The cash transfers to the provinces are scheduled to fall from their 1994-95 level of $25.2 billion to a 1997-98 level of $19.9 billion. Included in the cash transfers are two components: the equalization component and the CHST component. Over three years the equalization payment will continue to grow. It will actually grow from approximately $8.3 billion in 1994-95 to $9.6 billion in 1997-98. On the other hand, funding for Canada health and social transfers will be reduced by $6.6 billion, from $16.9 billion in 1994-95 to $10.3 billion in 1997-98.
When we get through all the jargon and the process of what is actually happening and try to figure out what the bottom line is, and when we consider the components of cash transfers, tax points, the CHST component, the equalization component, the CAP component and the EPF component, what is actually going to happen? I sat down and tried to pull this all together. It looks like this will represent a 39 per cent cut over this period of time to 1998 in federal cash transfers for health, advanced education and social assistance as they are now being lumped into a block program.
When we start to think of the diminishing cash contributions, the key question which comes to mind is: How does the federal government hope to enforce the national standards in health care if the cash contributions are diminishing every year and what will happen when they get down to zero? That is where clause 51 comes into play. It allows the government to withhold any transfers, such as those going to advanced education or social services, based on its interpretation of the province's behaviour in relation to health care, or whatever it is. That is a threat to the provinces.

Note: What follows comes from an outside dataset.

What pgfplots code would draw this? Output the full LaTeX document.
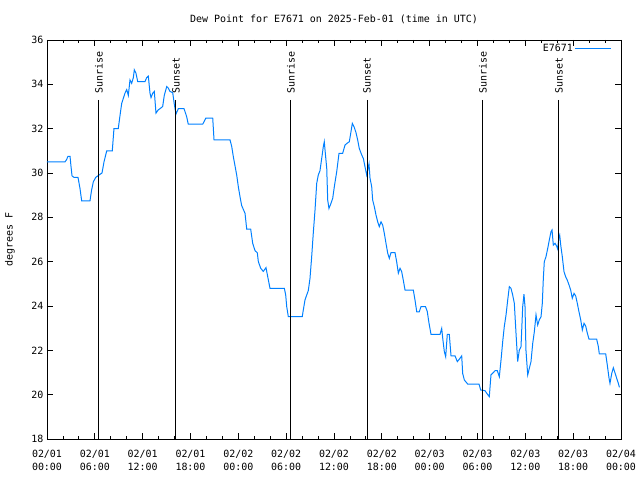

In any given year, based on a judgment of the government, transfers can be withheld from the provinces. Again, it must be flexible because now it will affect the other two components as well. Of course, there will be more people upset, which will also apply pressure.
The whole process is totally unacceptable because the control is being kept by the federal government instead of being decentralized to the provinces and closer to the people who are actually receiving the care. That is why my hon. colleague from Lethbridge has introduced the amendments which would prevent these kinds of contradictions and I fully support them.